SANTA FE, N.M. (AP) - Gov. Susana Martinez is drawing heat from a few Republicans for throwing her might and her political action committee's money in a contested GOP primary for a state senate seat in eastern New Mexico.
The Las Cruces Sun-News reports that Martinez is supporting Angie Spears over two other Republicans in a race for the state Senate in a rural, heavily Republican district around Clovis.
Spears' two opponents say they do not appreciate Martinez taking a side in a campaign where no Democrats are running.
Trucking company owner Mark Myers, of Clovis, a candidate, said the governor should be pouring her energy into races where Democrats could be defeated.
"I'm not associated with the circles of power. My only interest is in the people here," the 44-year-old Myers said of Senate District 7, which includes Curry, Quay and Union counties.
Pat Woods, 62, a farmer and rancher from Broadview, is the third Republican candidate. "I'm disappointed that the governor got into the race," he said.
Woods and Myers said they did not understand why Martinez elected to take sides in a primary.
Jay McCleskey, of the governor's political committee, offered this explanation: "Governor Martinez endorsed Angie Spears when she was the only candidate in the race."
McCleskey added that "in key races, Governor Martinez will support candidates that are committed to pursuing a reform agenda to move New Mexico forward, regardless of party affiliation and regardless of how loudly status-quo political bosses and lobbyists whine about it."
Republican Clint Harden, the incumbent senator in District 7, announced on Feb. 18 that he would not seek re-election.
Spears had entered the race even before Harden decided to retire from politics.

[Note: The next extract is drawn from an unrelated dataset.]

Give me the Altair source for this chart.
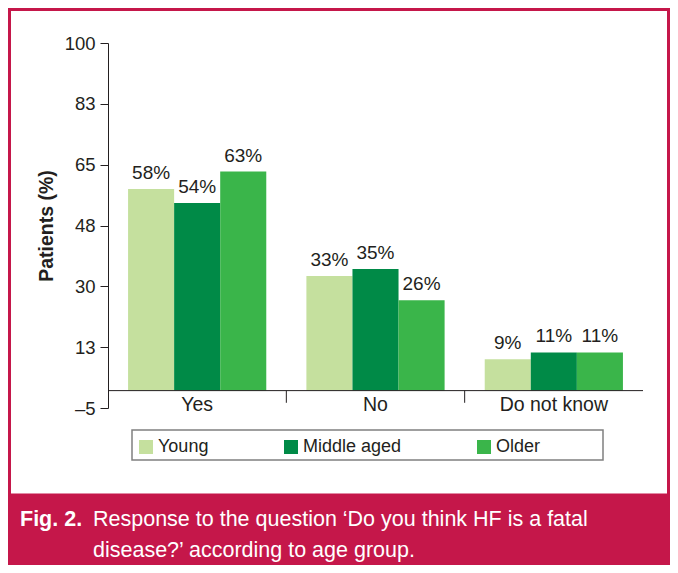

She received Martinez's endorsement two days after Harden stepped aside.
Martinez's Susana PAC has since donated $5,000 to Spears' campaign. That was nearly a fifth of the $26,080 that Spears listed in contributions when she filed her first campaign statement this month.
In all, Spears raised a bit more money than Woods and Myers combined during the period. Much of the money Spears received came from other Republican politicians.
Spears, 38, who is clinical director of a counseling center for children, said she was happy to have the endorsements and financial help of politicians.
Still, Spears said she was taking nothing for granted, knowing that voters make the decision on who goes to the Senate.
"I'm out door-knocking in all three counties," she said.